--- START ---
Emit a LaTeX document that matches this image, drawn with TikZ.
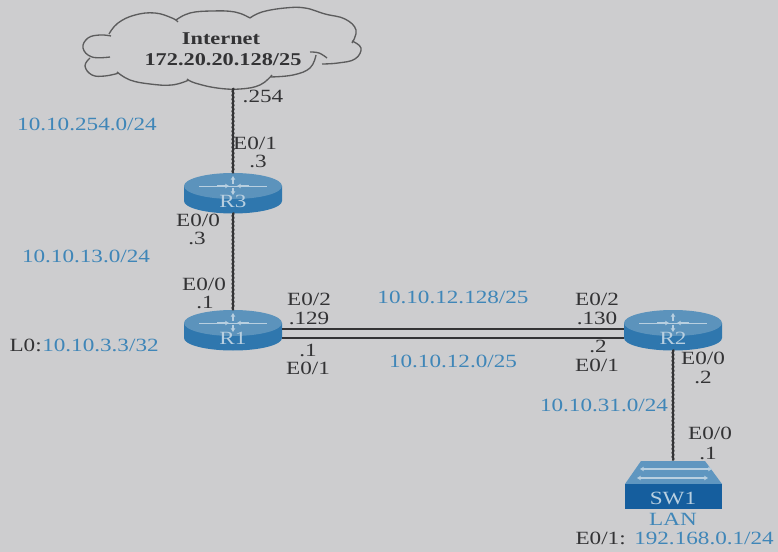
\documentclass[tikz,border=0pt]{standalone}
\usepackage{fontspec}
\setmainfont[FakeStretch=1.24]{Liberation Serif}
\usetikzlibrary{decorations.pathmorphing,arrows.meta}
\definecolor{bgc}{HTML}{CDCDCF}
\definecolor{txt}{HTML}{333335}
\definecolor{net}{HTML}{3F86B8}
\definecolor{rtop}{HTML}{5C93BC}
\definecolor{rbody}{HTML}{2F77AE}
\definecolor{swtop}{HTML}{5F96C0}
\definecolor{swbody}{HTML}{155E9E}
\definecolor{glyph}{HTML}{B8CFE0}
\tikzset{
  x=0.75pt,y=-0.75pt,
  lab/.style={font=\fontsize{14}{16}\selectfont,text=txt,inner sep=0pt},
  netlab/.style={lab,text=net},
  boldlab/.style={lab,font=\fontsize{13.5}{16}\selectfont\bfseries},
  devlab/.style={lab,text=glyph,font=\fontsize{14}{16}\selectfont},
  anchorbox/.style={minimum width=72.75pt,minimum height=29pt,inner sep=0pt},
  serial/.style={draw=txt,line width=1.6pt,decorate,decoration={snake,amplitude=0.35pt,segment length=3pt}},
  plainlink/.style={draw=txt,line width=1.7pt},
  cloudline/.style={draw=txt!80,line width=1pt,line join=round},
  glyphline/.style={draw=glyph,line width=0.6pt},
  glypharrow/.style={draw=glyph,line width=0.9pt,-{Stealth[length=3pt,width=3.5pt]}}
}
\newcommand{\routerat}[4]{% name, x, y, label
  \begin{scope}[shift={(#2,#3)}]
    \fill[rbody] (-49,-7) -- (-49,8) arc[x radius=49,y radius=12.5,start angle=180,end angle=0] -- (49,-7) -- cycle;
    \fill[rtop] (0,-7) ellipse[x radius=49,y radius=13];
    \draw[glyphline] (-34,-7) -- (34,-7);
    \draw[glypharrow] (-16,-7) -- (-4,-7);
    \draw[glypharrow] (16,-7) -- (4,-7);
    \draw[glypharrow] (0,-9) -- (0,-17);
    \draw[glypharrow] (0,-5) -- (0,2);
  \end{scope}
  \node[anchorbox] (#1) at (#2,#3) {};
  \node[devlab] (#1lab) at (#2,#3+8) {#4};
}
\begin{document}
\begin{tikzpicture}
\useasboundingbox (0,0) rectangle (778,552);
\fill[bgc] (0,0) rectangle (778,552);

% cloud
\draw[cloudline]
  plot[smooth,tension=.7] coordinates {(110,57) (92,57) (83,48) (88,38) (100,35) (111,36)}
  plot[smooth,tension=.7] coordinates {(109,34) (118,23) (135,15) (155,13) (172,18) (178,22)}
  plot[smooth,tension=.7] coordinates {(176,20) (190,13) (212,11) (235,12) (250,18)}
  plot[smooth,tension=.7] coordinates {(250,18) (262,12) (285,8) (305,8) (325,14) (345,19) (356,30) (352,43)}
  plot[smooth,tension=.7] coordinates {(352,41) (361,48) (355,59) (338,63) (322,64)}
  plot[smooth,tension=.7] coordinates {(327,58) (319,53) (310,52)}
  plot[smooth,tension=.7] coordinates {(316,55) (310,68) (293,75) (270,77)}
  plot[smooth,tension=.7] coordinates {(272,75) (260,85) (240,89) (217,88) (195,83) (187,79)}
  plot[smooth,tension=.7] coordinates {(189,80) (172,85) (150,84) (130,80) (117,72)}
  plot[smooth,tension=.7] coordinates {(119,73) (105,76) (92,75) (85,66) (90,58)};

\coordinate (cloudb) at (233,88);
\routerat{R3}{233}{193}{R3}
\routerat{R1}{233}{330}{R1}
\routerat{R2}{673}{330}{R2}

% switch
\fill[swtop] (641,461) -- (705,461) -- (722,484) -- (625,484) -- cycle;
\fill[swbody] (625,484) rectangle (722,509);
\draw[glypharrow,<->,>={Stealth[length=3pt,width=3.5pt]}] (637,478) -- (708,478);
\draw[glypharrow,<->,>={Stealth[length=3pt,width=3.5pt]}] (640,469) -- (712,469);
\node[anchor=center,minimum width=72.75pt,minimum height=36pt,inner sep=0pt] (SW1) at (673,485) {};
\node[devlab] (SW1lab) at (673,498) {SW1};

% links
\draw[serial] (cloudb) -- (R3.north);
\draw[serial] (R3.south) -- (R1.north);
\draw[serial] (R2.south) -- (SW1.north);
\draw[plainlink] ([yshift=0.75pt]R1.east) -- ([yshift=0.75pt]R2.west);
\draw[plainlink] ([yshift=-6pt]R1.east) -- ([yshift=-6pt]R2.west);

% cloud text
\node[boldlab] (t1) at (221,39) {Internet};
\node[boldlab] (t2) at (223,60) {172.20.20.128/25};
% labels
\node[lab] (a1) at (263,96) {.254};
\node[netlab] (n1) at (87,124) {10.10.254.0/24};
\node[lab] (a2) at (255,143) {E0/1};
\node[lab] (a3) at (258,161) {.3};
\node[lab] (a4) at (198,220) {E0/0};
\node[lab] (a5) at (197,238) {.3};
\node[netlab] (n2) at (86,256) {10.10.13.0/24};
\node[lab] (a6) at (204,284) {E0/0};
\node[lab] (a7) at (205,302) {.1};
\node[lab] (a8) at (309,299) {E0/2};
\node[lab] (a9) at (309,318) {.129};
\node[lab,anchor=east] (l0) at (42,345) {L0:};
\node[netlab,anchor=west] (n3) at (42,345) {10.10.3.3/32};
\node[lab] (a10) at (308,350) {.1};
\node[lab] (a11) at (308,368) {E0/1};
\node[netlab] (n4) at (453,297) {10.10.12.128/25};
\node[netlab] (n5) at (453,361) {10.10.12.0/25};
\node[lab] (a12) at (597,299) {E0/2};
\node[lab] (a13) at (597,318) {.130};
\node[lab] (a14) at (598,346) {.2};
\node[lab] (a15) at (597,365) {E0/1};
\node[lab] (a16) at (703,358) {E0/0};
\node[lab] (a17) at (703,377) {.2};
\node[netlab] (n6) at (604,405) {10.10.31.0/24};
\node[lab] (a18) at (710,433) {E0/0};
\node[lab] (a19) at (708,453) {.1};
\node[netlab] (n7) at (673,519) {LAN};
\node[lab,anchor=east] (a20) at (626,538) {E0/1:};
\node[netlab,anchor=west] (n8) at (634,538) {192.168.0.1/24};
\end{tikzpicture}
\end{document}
--- END ---
§ **Stated task**
Copy out all the data exactly; skip the pictures.

§ **Exercise output**
Emit a LaTeX document that matches this image, drawn with TikZ.
\documentclass[tikz,border=0pt]{standalone}
\usepackage{fontspec}
\setmainfont[FakeStretch=1.24]{Liberation Serif}
\usetikzlibrary{decorations.pathmorphing,arrows.meta}
\definecolor{bgc}{HTML}{CDCDCF}
\definecolor{txt}{HTML}{333335}
\definecolor{net}{HTML}{3F86B8}
\definecolor{rtop}{HTML}{5C93BC}
\definecolor{rbody}{HTML}{2F77AE}
\definecolor{swtop}{HTML}{5F96C0}
\definecolor{swbody}{HTML}{155E9E}
\definecolor{glyph}{HTML}{B8CFE0}
\tikzset{
  x=0.75pt,y=-0.75pt,
  lab/.style={font=\fontsize{14}{16}\selectfont,text=txt,inner sep=0pt},
  netlab/.style={lab,text=net},
  boldlab/.style={lab,font=\fontsize{13.5}{16}\selectfont\bfseries},
  devlab/.style={lab,text=glyph,font=\fontsize{14}{16}\selectfont},
  anchorbox/.style={minimum width=72.75pt,minimum height=29pt,inner sep=0pt},
  serial/.style={draw=txt,line width=1.6pt,decorate,decoration={snake,amplitude=0.35pt,segment length=3pt}},
  plainlink/.style={draw=txt,line width=1.7pt},
  cloudline/.style={draw=txt!80,line width=1pt,line join=round},
  glyphline/.style={draw=glyph,line width=0.6pt},
  glypharrow/.style={draw=glyph,line width=0.9pt,-{Stealth[length=3pt,width=3.5pt]}}
}
\newcommand{\routerat}[4]{% name, x, y, label
  \begin{scope}[shift={(#2,#3)}]
    \fill[rbody] (-49,-7) -- (-49,8) arc[x radius=49,y radius=12.5,start angle=180,end angle=0] -- (49,-7) -- cycle;
    \fill[rtop] (0,-7) ellipse[x radius=49,y radius=13];
    \draw[glyphline] (-34,-7) -- (34,-7);
    \draw[glypharrow] (-16,-7) -- (-4,-7);
    \draw[glypharrow] (16,-7) -- (4,-7);
    \draw[glypharrow] (0,-9) -- (0,-17);
    \draw[glypharrow] (0,-5) -- (0,2);
  \end{scope}
  \node[anchorbox] (#1) at (#2,#3) {};
  \node[devlab] (#1lab) at (#2,#3+8) {#4};
}
\begin{document}
\begin{tikzpicture}
\useasboundingbox (0,0) rectangle (778,552);
\fill[bgc] (0,0) rectangle (778,552);

% cloud
\draw[cloudline]
  plot[smooth,tension=.7] coordinates {(110,57) (92,57) (83,48) (88,38) (100,35) (111,36)}
  plot[smooth,tension=.7] coordinates {(109,34) (118,23) (135,15) (155,13) (172,18) (178,22)}
  plot[smooth,tension=.7] coordinates {(176,20) (190,13) (212,11) (235,12) (250,18)}
  plot[smooth,tension=.7] coordinates {(250,18) (262,12) (285,8) (305,8) (325,14) (345,19) (356,30) (352,43)}
  plot[smooth,tension=.7] coordinates {(352,41) (361,48) (355,59) (338,63) (322,64)}
  plot[smooth,tension=.7] coordinates {(327,58) (319,53) (310,52)}
  plot[smooth,tension=.7] coordinates {(316,55) (310,68) (293,75) (270,77)}
  plot[smooth,tension=.7] coordinates {(272,75) (260,85) (240,89) (217,88) (195,83) (187,79)}
  plot[smooth,tension=.7] coordinates {(189,80) (172,85) (150,84) (130,80) (117,72)}
  plot[smooth,tension=.7] coordinates {(119,73) (105,76) (92,75) (85,66) (90,58)};

\coordinate (cloudb) at (233,88);
\routerat{R3}{233}{193}{R3}
\routerat{R1}{233}{330}{R1}
\routerat{R2}{673}{330}{R2}

% switch
\fill[swtop] (641,461) -- (705,461) -- (722,484) -- (625,484) -- cycle;
\fill[swbody] (625,484) rectangle (722,509);
\draw[glypharrow,<->,>={Stealth[length=3pt,width=3.5pt]}] (637,478) -- (708,478);
\draw[glypharrow,<->,>={Stealth[length=3pt,width=3.5pt]}] (640,469) -- (712,469);
\node[anchor=center,minimum width=72.75pt,minimum height=36pt,inner sep=0pt] (SW1) at (673,485) {};
\node[devlab] (SW1lab) at (673,498) {SW1};

% links
\draw[serial] (cloudb) -- (R3.north);
\draw[serial] (R3.south) -- (R1.north);
\draw[serial] (R2.south) -- (SW1.north);
\draw[plainlink] ([yshift=0.75pt]R1.east) -- ([yshift=0.75pt]R2.west);
\draw[plainlink] ([yshift=-6pt]R1.east) -- ([yshift=-6pt]R2.west);

% cloud text
\node[boldlab] (t1) at (221,39) {Internet};
\node[boldlab] (t2) at (223,60) {172.20.20.128/25};
% labels
\node[lab] (a1) at (263,96) {.254};
\node[netlab] (n1) at (87,124) {10.10.254.0/24};
\node[lab] (a2) at (255,143) {E0/1};
\node[lab] (a3) at (258,161) {.3};
\node[lab] (a4) at (198,220) {E0/0};
\node[lab] (a5) at (197,238) {.3};
\node[netlab] (n2) at (86,256) {10.10.13.0/24};
\node[lab] (a6) at (204,284) {E0/0};
\node[lab] (a7) at (205,302) {.1};
\node[lab] (a8) at (309,299) {E0/2};
\node[lab] (a9) at (309,318) {.129};
\node[lab,anchor=east] (l0) at (42,345) {L0:};
\node[netlab,anchor=west] (n3) at (42,345) {10.10.3.3/32};
\node[lab] (a10) at (308,350) {.1};
\node[lab] (a11) at (308,368) {E0/1};
\node[netlab] (n4) at (453,297) {10.10.12.128/25};
\node[netlab] (n5) at (453,361) {10.10.12.0/25};
\node[lab] (a12) at (597,299) {E0/2};
\node[lab] (a13) at (597,318) {.130};
\node[lab] (a14) at (598,346) {.2};
\node[lab] (a15) at (597,365) {E0/1};
\node[lab] (a16) at (703,358) {E0/0};
\node[lab] (a17) at (703,377) {.2};
\node[netlab] (n6) at (604,405) {10.10.31.0/24};
\node[lab] (a18) at (710,433) {E0/0};
\node[lab] (a19) at (708,453) {.1};
\node[netlab] (n7) at (673,519) {LAN};
\node[lab,anchor=east] (a20) at (626,538) {E0/1:};
\node[netlab,anchor=west] (n8) at (634,538) {192.168.0.1/24};
\end{tikzpicture}
\end{document}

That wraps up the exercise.